ケビン・ポーターJr.と先発ポイントガードの座を争う
コール・アンソニーはマジックでの5シーズン目を終えた今オフにキャリア初の移籍をした。デズモンド・ベインのトレードの一部としてグリズリーズへ。しかし、グリズリーズは彼を戦力として必要としなかった。3年3900万ドル(約59億円)の契約は1年目が終わったばかりだが、3年目はチームオプション。グリズリーズはこの契約をバイアウトして彼をフリーエージェントにした。
昨シーズンのグリズリーズは予期せぬデリック・ローズの引退宣言をきっかけにポイントガードの駒不足に陥ったが、スコッティ・ピッペンJr.のブレイクに加えてタイ・ジェロームを獲得。エースのジャ・モラントも含めて層が厚くなり、アンソニーを必要としなかった。
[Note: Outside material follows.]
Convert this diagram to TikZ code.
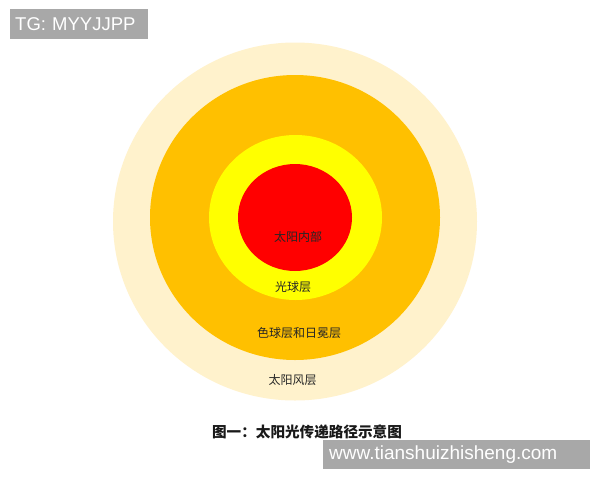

彼らが必要としたのはサラリーキャップを空けることだ。ジャレン・ジャクソンJr.と5年2億4000万ドル(約360億円)で契約延長する予定だが、今回のバイアウトでそのキャップスペースが確保でき、ジェロームとの契約、サンディ・アルダマとの契約延長も可能となる。
コール・アンソニーは2020年の1巡目15位指名でマジックに加わり、最初の2年は先発ポイントガードとして、ジャマール・モズリー体制ではセカンドユニットの得点源として活躍した。キャリア初期は守備意識の高いタイプではなかったが、守備とリバウンドに全力を注ぐモズリーの下でハードワークができる選手へと成長している。
アンソニーは、ウェーバー期間終了後にバックスと1年契約を結ぶ見通しだと『ESPN』が報じた。バックスはデイミアン・リラードとの1億1300万ドル(約170億円)という大きな契約をバイアウトすることでマイルズ・ターナーを獲得したが、ポイントガードはケビン・ポーターJr.とライアン・ロリンズだけで、実績のある選手の補強が必要だった。
ケビン・ポーターJr.は昨シーズン途中にクリッパーズからバックスに加わり、リラードの控えとして信頼をつかんだ。リラードがアキレス腱を断裂した試合では、ポイントガードの役割を引き継いで23得点6アシストを記録し、その穴を埋めた。ポーターJr.とアンソニーはこれから先発ポイントガードの座を争うことになる。他のポジションは戦力が充実しているだけに、2人の活発な競争がポイントガードのレベルを引き上げれば、バックスはさらに上を目指せるチームになるはずだ。